FN, l’éternel retour ?
L’élection de Jean-Marie Le Chevallier le 18 juin (!) 1995 avec plus de 37 % des suffrages exprimés s’explique d’abord par le rejet de la municipalité sortante dirigée par François Trucy (UDF-PR), déstabilisé par des rumeurs savamment entretenues. Deux ans plus tard, Le Chevallier était le seul député FN à faire son entrée au Palais Bourbon. Face à la socialiste Odette Casanova, dans la première circonscription, l’une des plus droitières de l’hexagone, il totalisait plus de 53 % !
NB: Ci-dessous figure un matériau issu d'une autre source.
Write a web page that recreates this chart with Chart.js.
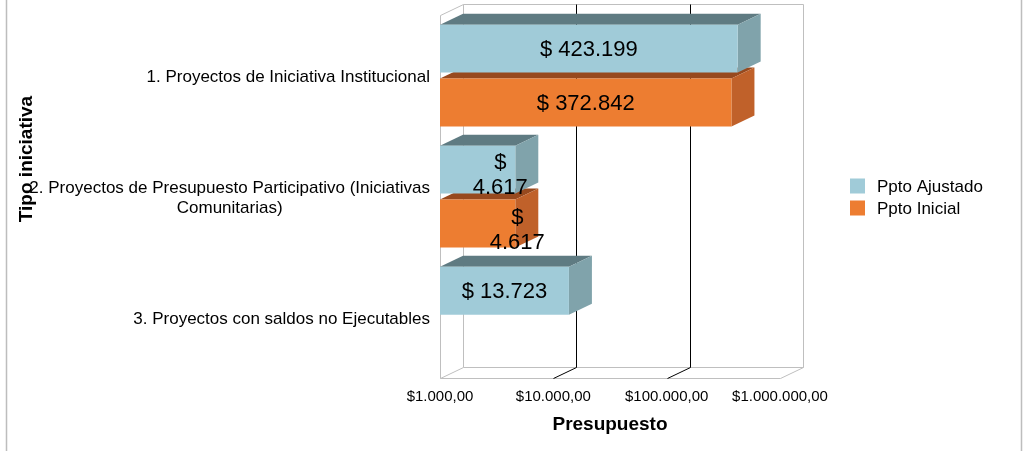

Le Front National paraissait alors solidement installé sur la Rade, mais une succession d’évènements devaient en décider autrement : Le Chevallier invalidé en 1998, son épouse qui avait déjà mis le champagne au frais, était battue de 33 voix ! Sans que Jean-Marie Le Pen en ait été particulièrement affecté, dit-on. Plombée par ses dissensions internes aggravées par les multiples rebondissements de l’enquête sur la mort mystérieuse de Jean-Claude Poulet-Dachary [[Cf « Contrats sur la démocratie. PACA : ces élus qu’on assassine » de Jean-Pierre Bonicco aux éditions Bartillat.]], torpillée de l’intérieur par la conseillère générale Eliane de la Brosse alias Mme de Saint-Cloud, la municipalité Le Chevallier ne s’est jamais remise de cet échec. Elle a implosé.
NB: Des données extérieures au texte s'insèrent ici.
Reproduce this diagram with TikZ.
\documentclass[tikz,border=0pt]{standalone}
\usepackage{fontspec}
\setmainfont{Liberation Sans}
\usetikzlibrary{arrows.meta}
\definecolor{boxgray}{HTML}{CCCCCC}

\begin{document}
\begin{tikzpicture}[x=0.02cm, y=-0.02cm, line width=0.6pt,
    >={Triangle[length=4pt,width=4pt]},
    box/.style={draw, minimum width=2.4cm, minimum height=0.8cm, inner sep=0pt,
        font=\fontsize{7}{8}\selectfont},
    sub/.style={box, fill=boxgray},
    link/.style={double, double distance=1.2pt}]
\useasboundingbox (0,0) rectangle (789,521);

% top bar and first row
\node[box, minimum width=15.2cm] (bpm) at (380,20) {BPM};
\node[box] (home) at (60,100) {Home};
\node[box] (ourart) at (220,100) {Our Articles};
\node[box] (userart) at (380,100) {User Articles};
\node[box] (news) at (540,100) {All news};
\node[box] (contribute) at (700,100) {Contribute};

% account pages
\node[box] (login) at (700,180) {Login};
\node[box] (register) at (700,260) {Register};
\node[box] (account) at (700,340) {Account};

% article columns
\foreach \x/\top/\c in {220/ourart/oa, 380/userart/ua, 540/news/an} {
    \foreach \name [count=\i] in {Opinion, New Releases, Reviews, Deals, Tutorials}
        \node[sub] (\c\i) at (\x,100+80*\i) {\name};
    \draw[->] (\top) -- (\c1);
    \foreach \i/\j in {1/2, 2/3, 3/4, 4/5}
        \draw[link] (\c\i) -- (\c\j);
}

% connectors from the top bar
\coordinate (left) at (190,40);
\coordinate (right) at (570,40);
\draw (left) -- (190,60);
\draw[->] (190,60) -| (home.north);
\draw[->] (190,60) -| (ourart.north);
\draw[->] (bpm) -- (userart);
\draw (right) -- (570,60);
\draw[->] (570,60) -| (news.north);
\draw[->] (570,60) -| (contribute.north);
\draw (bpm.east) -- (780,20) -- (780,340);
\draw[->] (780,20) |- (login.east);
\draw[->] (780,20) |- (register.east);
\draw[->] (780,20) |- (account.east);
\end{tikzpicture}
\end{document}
Démissionnaire du Front National en 1999, Jean-Marie Le Chevallier, surprenant candidat-kamikaze à sa réélection, ne recueillait même pas 8 % des suffrages en mars 2001 ! Et si Hubert Falco obtenait le plus beau score jamais réalisé par la droite modérée dans la ville chef-lieu, 68.73 %, le Front National, 5.53 %, frôlait la catastrophe. Nonobstant, ces scores masquaient mal le fait qu’à Toulon l’extrême droite et la droite dure de l’ex-préfet Jean-Charles Marchiani ou du souverainiste Dominique Michel, pesaient encore près de 30 %.
Pour tenter de récupérer cet électorat flottant, le FN a choisi de se démarquer systématiquement de l’ancien maire : « Ce qui est bien, c’est nous ; ce qui est mal, c’est Leuch’ (le surnom de Le Chevallier) », martèle-t-il aux oreilles des électeurs. Une communication biaisée mais qui lui a permis de se refaire une petite santé. A Toulon, aux législatives de 2002, les lepénistes ont obtenu plus de 20 % des suffrages ; aux régionales de 2004, ils ont dépassé les 22 % et au deuxième tour de la présidentielle, Le Pen s’est offert une pointe à 27 %. De quoi mettre un peu de baume sur le blues de la défaite.
Traditionnellement handicapé dans les scrutins locaux, aux municipales de 2008 le Front sait qu’il ne fera pas aussi bien. Sa seule ambition est de refaire, si possible, son entrée au conseil municipal, mais ce come-back reste largement conditionné par le choix de la tête de liste. La question préoccupe Le Pen mais Philippe de Beauregard, conseiller régional et leader départemental, refuse mordicus d’abandonner sa ville de Hyères. Le Bâtonnier d’extrême droite Gestat de Garambé, ex deuxième adjoint au maire de Le Chevallier, ex-MNR, reste sur son quant à soi. En fait, en l’absence d’un patron officiel sur Toulon, Georges Condet, l’homme qui monte (il est secrétaire départemental adjoint et responsable de la première circonscription) et le Docteur Lunardelli, secrétaire de la deuxième et militant historique du Front, marquent jalousement leur territoire. Tandis que l’ancien conseiller général Dominique Michel avance ses pions : très actif au sein de la mouvance souverainiste, il tisse sa toile, laissant parfois entendre qu’il a des contacts avec Marine Le Pen. De quoi donner le frisson à la vieille garde frontiste qui se prend à rêver d’un parachutage de Marie-France Stirbois sur Toulon. Mais celle-ci a des vues sur la 5ème circonscription (Fréjus Saint Raphaël). En attendant d’avoir trouvé l’oiseau rare, le Front national à Toulon est condamné, au mieux, à tourner en rond.